Un droit défendu par le lobby des armes 

Le droit de porter une arme est défendu par la National Riffle Association (NRA). Cette association pro-armement soutient les fabricants d'armes et promeut le libre commerce de celles-ci. La NRA comptait 5 millions d'adhérents en 2013 et ne cesse de séduire de nouveaux membres à travers le pays. Cet organisme, au comportement extrême, est réfractaire à toute forme de négociation et refuse toute communication avec les médias.

"La NRA a commencé à faire pression sur les mesures de contrôle des armes à feu au début des années 1930. Elle était novatrice pour l'époque, dans sa façon de mobiliser ses adhérents pour inonder de lettres les membres du Congrès", développe l'historienne Pamela Haag, auteure du livre The Gunning of America.
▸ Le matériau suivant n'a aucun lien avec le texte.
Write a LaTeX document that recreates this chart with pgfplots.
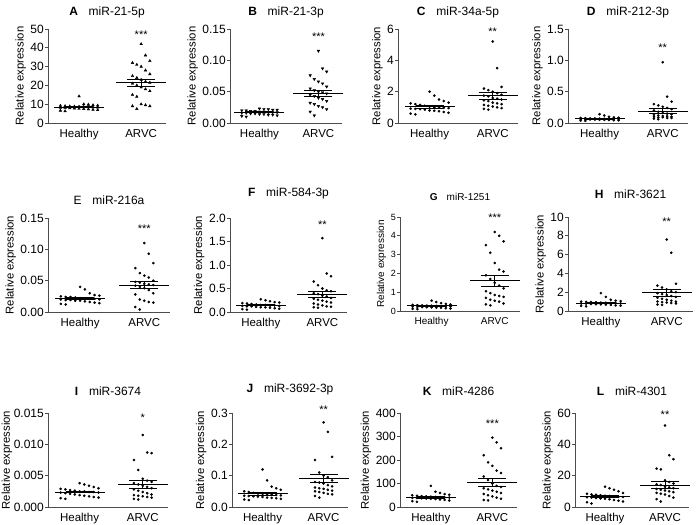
\documentclass[border=0pt]{standalone}
\usepackage{fontspec}
\setmainfont{Liberation Sans}
\usepackage{pgfplots}
\usepackage{pgfplotstable}
\pgfplotsset{compat=1.18}

% relative expression, Healthy (h) and ARVC (a)
\pgfplotstableread{
h a
14.2 42
10.0 36
9.8 33
9.5 32
9.3 31
9.2 30
9.0 28
8.9 26
8.8 25
8.7 24
8.6 23
8.5 22
8.4 21.5
8.3 21
8.2 20
8.0 19
7.9 18
7.8 17
7.6 15
7.5 14
7.3 10
7.1 9.5
6.9 9
6.6 9
6.3 7.5
}\tA
\pgfplotstableread{
h a
0.023 0.115
0.022 0.087
0.022 0.082
0.021 0.076
0.021 0.070
0.020 0.066
0.020 0.063
0.019 0.058
0.019 0.055
0.018 0.052
0.018 0.050
0.017 0.049
0.017 0.047
0.017 0.045
0.016 0.043
0.016 0.040
0.015 0.038
0.015 0.035
0.014 0.032
0.014 0.030
0.013 0.027
0.013 0.025
0.012 0.022
0.011 0.018
0.010 0.012
}\tB
\pgfplotstableread{
h a
2.00 5.2
1.75 3.5
1.50 2.3
1.40 2.2
1.30 2.1
1.25 2.0
1.20 1.9
1.15 1.8
1.10 1.75
1.05 1.7
1.00 1.6
1.00 1.55
0.98 1.5
0.95 1.45
0.92 1.4
0.90 1.3
0.88 1.25
0.85 1.2
0.80 1.15
0.78 1.1
0.75 1.05
0.70 1.0
0.65 0.95
0.60 0.9
0.55 0.85
}\tC
\pgfplotstableread{
h a
0.140 0.97
0.120 0.42
0.100 0.34
0.090 0.30
0.085 0.28
0.080 0.26
0.078 0.24
0.075 0.22
0.072 0.20
0.070 0.18
0.068 0.16
0.066 0.15
0.064 0.14
0.062 0.13
0.060 0.12
0.058 0.11
0.056 0.11
0.054 0.10
0.052 0.10
0.050 0.09
0.048 0.09
0.045 0.08
0.042 0.08
0.038 0.07
0.035 0.06
}\tD
\pgfplotstableread{
h a
0.040 0.110
0.036 0.093
0.030 0.078
0.027 0.070
0.026 0.062
0.025 0.058
0.024 0.055
0.024 0.050
0.023 0.048
0.022 0.047
0.022 0.045
0.021 0.044
0.021 0.043
0.020 0.042
0.020 0.040
0.019 0.038
0.019 0.035
0.018 0.030
0.018 0.028
0.017 0.020
0.016 0.018
0.015 0.016
0.014 0.015
0.013 0.008
0.012 0.004
}\tE
\pgfplotstableread{
h a
0.27 1.57
0.25 0.82
0.23 0.76
0.21 0.65
0.20 0.57
0.19 0.50
0.18 0.46
0.17 0.44
0.16 0.40
0.15 0.38
0.15 0.35
0.14 0.33
0.14 0.30
0.13 0.28
0.13 0.26
0.12 0.24
0.12 0.22
0.11 0.20
0.10 0.18
0.10 0.16
0.09 0.14
0.08 0.12
0.07 0.11
0.06 0.10
0.05 0.09
}\tF
\pgfplotstableread{
h a
0.55 4.2
0.48 4.0
0.42 3.7
0.38 3.5
0.35 3.1
0.33 2.55
0.31 2.2
0.30 2.1
0.29 1.9
0.28 1.7
0.27 1.5
0.26 1.35
0.25 1.2
0.24 1.05
0.23 0.95
0.22 0.85
0.21 0.8
0.20 0.75
0.19 0.7
0.18 0.6
0.17 0.55
0.15 0.5
0.13 0.4
0.11 0.35
0.10 0.3
}\tG
\pgfplotstableread{
h a
1.90 7.6
1.50 6.2
1.20 2.9
1.10 2.7
1.05 2.5
1.00 2.3
0.98 2.1
0.95 2.0
0.92 1.9
0.90 1.8
0.88 1.7
0.86 1.6
0.84 1.5
0.82 1.4
0.80 1.3
0.78 1.2
0.75 1.1
0.72 1.0
0.70 1.0
0.68 0.95
0.65 0.9
0.60 0.85
0.58 0.8
0.55 0.7
0.50 0.65
}\tH
\pgfplotstableread{
h a
0.0038 0.0115
0.0036 0.0087
0.0034 0.0086
0.0032 0.0075
0.0030 0.0059
0.0029 0.0045
0.0028 0.0042
0.0027 0.0040
0.0026 0.0038
0.0025 0.0036
0.0025 0.0034
0.0024 0.0032
0.0024 0.0030
0.0023 0.0028
0.0023 0.0026
0.0022 0.0024
0.0021 0.0022
0.0020 0.0020
0.0019 0.0019
0.0018 0.0018
0.0017 0.0017
0.0016 0.0016
0.0015 0.0015
0.0014 0.0013
0.0013 0.0012
}\tI
\pgfplotstableread{
h a
0.120 0.27
0.085 0.24
0.065 0.16
0.060 0.15
0.055 0.11
0.050 0.10
0.048 0.095
0.045 0.085
0.043 0.080
0.042 0.078
0.040 0.075
0.039 0.070
0.038 0.066
0.037 0.062
0.036 0.060
0.035 0.058
0.034 0.055
0.033 0.052
0.032 0.050
0.030 0.048
0.029 0.045
0.028 0.042
0.026 0.040
0.024 0.035
0.022 0.030
}\tJ
\pgfplotstableread{
h a
90 295
65 275
60 250
55 220
52 190
50 175
48 155
46 145
45 130
44 115
43 100
42 90
41 85
40 80
39 75
38 70
37 65
36 60
35 55
34 50
32 45
30 40
28 35
25 30
22 28
}\tK
\pgfplotstableread{
h a
13 52
12 33
11 30.5
10 24.5
9 24
8.5 17
8 16
7.8 15
7.5 14.5
7.2 14
7 13
6.8 12.5
6.6 12
6.4 11.5
6.2 11
6 10.5
5.8 10
5.5 9.5
5.2 9
5 8.5
4.5 8
4 7
3.5 6
3 5
2.2 3.5
}\tL

\pgfplotsset{
  panel/.style={
    scale only axis, anchor=south west, height=94pt,
    axis x line*=bottom, axis y line*=left,
    axis line style={black!70, line width=0.9pt},
    xmin=0.5, xmax=2.4, ymin=0,
    xtick={1,2}, xticklabels={Healthy,ARVC},
    x tick style={draw=none},
    y tick style={black!70, line width=0.9pt},
    tick align=outside, major tick length=3pt,
    scaled y ticks=false,
    /pgf/number format/assume math mode=true,
    ylabel={Relative expression},
    clip=false,
    tick label style={font=\fontsize{12}{14}\selectfont},
    y tick label style={inner xsep=1pt},
    x tick label style={font=\fontsize{11.5}{13}\selectfont},
    label style={font=\fontsize{11.3}{13}\selectfont},
    title style={font=\fontsize{12}{14}\selectfont, yshift=1pt},
  },
  pts/.style={only marks, mark=*, mark size=1.1pt, black},
  tri/.style={only marks, mark=triangle*, mark size=1.5pt, black},
  msem/.style={only marks, black, mark=-, mark size=25pt,
    mark options={line width=0.9pt},
    error bars/.cd, y dir=both, y explicit,
    error mark=|,
    error bar style={line width=0.9pt, black},
    error mark options={line width=0.9pt, mark size=14pt, black}},
  table/hj/.style={x expr={1+0.075*(mod(\coordindex+4,9)-4)}, y=h},
  table/aj/.style={x expr={2+0.07*(mod(\coordindex+2,5)-2)}, y=a},
}
\newcommand{\stars}[2]{\node[font=\fontsize{11}{12}\selectfont] at (axis cs:2,#1) {#2};}

\begin{document}
\begin{tikzpicture}
\path[use as bounding box] (0,0) rectangle (700pt,524pt);

% ---- row 1
\begin{axis}[panel, at={(48pt,401pt)}, width=118pt, ymax=50,
  ytick={0,10,20,30,40,50}, title={\textbf{A}\hspace{0.9em}miR-21-5p}]
\addplot[tri] table[hj] {\tA};
\addplot[tri] table[aj] {\tA};
\addplot[msem] coordinates {(1,8.5) +- (0,0.35) (2,21.4) +- (0,1.8)};
\stars{47}{***}
\end{axis}

\begin{axis}[panel, at={(230pt,401pt)}, width=112pt, ymax=0.15,
  ytick={0,0.05,0.10,0.15}, yticklabels={0.00,0.05,0.10,0.15},
  title={\textbf{B}\hspace{0.9em}miR-21-3p}]
\addplot[tri, mark options={rotate=180}] table[hj] {\tB};
\addplot[tri, mark options={rotate=180}] table[aj] {\tB};
\addplot[msem] coordinates {(1,0.017) +- (0,0.0007) (2,0.047) +- (0,0.005)};
\stars{0.137}{***}
\end{axis}

\begin{axis}[panel, at={(398pt,401pt)}, width=120pt, ymax=6,
  ytick={0,2,4,6}, title={\textbf{C}\hspace{0.9em}miR-34a-5p}]
\addplot[pts] table[hj] {\tC};
\addplot[pts] table[aj] {\tC};
\addplot[msem] coordinates {(1,1.03) +- (0,0.07) (2,1.73) +- (0,0.2)};
\stars{5.85}{**}
\end{axis}

\begin{axis}[panel, at={(568pt,401pt)}, width=120pt, ymax=1.5,
  ytick={0,0.5,1.0,1.5}, yticklabels={0.0,0.5,1.0,1.5},
  title={\textbf{D}\hspace{0.9em}miR-212-3p}]
\addplot[pts] table[hj] {\tD};
\addplot[pts] table[aj] {\tD};
\addplot[msem] coordinates {(1,0.065) +- (0,0.005) (2,0.19) +- (0,0.04)};
\stars{1.2}{**}
\end{axis}

% ---- row 2
\begin{axis}[panel, at={(48pt,212pt)}, width=122pt, ymax=0.15,
  ytick={0,0.05,0.10,0.15}, yticklabels={0.00,0.05,0.10,0.15},
  title={E\hspace{0.9em}miR-216a}, title style={yshift=3pt}]
\addplot[pts] table[hj] {\tE};
\addplot[pts] table[aj] {\tE};
\addplot[msem] coordinates {(1,0.0214) +- (0,0.0012) (2,0.043) +- (0,0.005)};
\stars{0.133}{***}
\end{axis}

\begin{axis}[panel, at={(230pt,212pt)}, width=117pt, ymax=2,
  ytick={0,0.5,1.0,1.5,2.0}, yticklabels={0.0,0.5,1.0,1.5,2.0},
  title={\textbf{F}\hspace{0.9em}miR-584-3p}, title style={yshift=8pt}]
\addplot[pts] table[hj] {\tF};
\addplot[pts] table[aj] {\tF};
\addplot[msem] coordinates {(1,0.143) +- (0,0.012) (2,0.365) +- (0,0.065)};
\stars{1.86}{**}
\end{axis}

\begin{axis}[panel, at={(400pt,213pt)}, width=120pt, ymax=5,
  ytick={0,1,2,3,4,5}, title={\textbf{G}\hspace{0.9em}miR-1251},
  tick label style={font=\fontsize{9}{11}\selectfont},
  x tick label style={font=\fontsize{10}{12}\selectfont},
  label style={font=\fontsize{10}{12}\selectfont},
  title style={font=\fontsize{10}{12}\selectfont, yshift=6pt}]
\addplot[pts] table[hj] {\tG};
\addplot[pts] table[aj] {\tG};
\addplot[msem] coordinates {(1,0.27) +- (0,0.02) (2,1.6) +- (0,0.28)};
\stars{4.95}{***}
\end{axis}

\begin{axis}[panel, at={(568pt,213pt)}, width=125pt, ymax=10,
  ytick={0,2,4,6,8,10}, title={\textbf{H}\hspace{0.9em}miR-3621},
  title style={yshift=8pt}]
\addplot[pts] table[hj] {\tH};
\addplot[pts] table[aj] {\tH};
\addplot[msem] coordinates {(1,0.85) +- (0,0.06) (2,1.95) +- (0,0.35)};
\stars{9.5}{**}
\end{axis}

% ---- row 3
\begin{axis}[panel, at={(48pt,17pt)}, width=120pt, ymax=0.015,
  ytick={0,0.005,0.010,0.015}, yticklabels={0.000,0.005,0.010,0.015},
  ylabel shift=-3pt,
  title={\textbf{I}\hspace{0.9em}miR-3674}, title style={yshift=7pt}]
\addplot[pts] table[hj] {\tI};
\addplot[pts] table[aj] {\tI};
\addplot[msem] coordinates {(1,0.0024) +- (0,0.00013) (2,0.0036) +- (0,0.0006)};
\stars{0.0142}{*}
\end{axis}

\begin{axis}[panel, at={(232pt,17pt)}, width=116pt, ymax=0.3,
  ytick={0,0.1,0.2,0.3}, yticklabels={0.0,0.1,0.2,0.3},
  title={\textbf{J}\hspace{0.9em}miR-3692-3p}, title style={yshift=7pt}]
\addplot[pts] table[hj] {\tJ};
\addplot[pts] table[aj] {\tJ};
\addplot[msem] coordinates {(1,0.042) +- (0,0.004) (2,0.092) +- (0,0.013)};
\stars{0.31}{**}
\end{axis}

\begin{axis}[panel, at={(400pt,17pt)}, width=117pt, ymax=400,
  ytick={0,100,200,300,400}, title={\textbf{K}\hspace{0.9em}miR-4286},
  title style={yshift=7pt}]
\addplot[pts] table[hj] {\tK};
\addplot[pts] table[aj] {\tK};
\addplot[msem] coordinates {(1,41) +- (0,3) (2,103) +- (0,17)};
\stars{355}{***}
\end{axis}

\begin{axis}[panel, at={(575pt,17pt)}, width=114pt, ymax=60,
  ytick={0,20,40,60}, title={\textbf{L}\hspace{0.9em}miR-4301},
  title style={yshift=7pt}]
\addplot[pts] table[hj] {\tL};
\addplot[pts] table[aj] {\tL};
\addplot[msem] coordinates {(1,6.9) +- (0,0.5) (2,14) +- (0,2.4)};
\stars{59}{**}
\end{axis}
\end{tikzpicture}
\end{document}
Le lobby pro-armes influence la sphère politique, en soutenant financièrement les campagnes des candidats favorables à ses idées. Cet élément explique donc l'absence de décisions des présidents quant à un éventuel contrôle de la vente d'armes dans le territoire. "Comme à l'école, elle attribue des notes de A à F à tous les candidats en se fondant sur leurs prises de position sur les armes. C'est redoutable car une minorité d'électeurs se décident sur ce seul critère, qui peut faire perdre une élection", met en garde Didier Combeau.

Un culte sacralisé par Hollywood 

Le cinéma hollywoodien influence indéniablement la société. Les exemples de films mettant en scène la violence et les armes ne manquent pas. "Hollywood est la capitale symbolique de la culture des armes à feu en Amérique. À travers d'innombrables émissions de télévision et de films, l'arme a atteint des pouvoirs mythiques en tant qu'agent de justice, de violence, de peur et de rédemption", confirme William Doyle, auteur d'American Gun : A History of the US in Ten Firearms.

Suite à la fusillade de Las Vegas, la plateforme de streaming Netflix et les studios Marvel ont suspendu la campagne de promotion de la série "The Punisher", la jugeant inappropriée. Frank Castle alias The Punisher (le Punisseur en français) incarne l’esprit de vengeance et de justice personnelle. Impitoyable, il préfère tuer ses adversaires plutôt que de les livrer à la justice.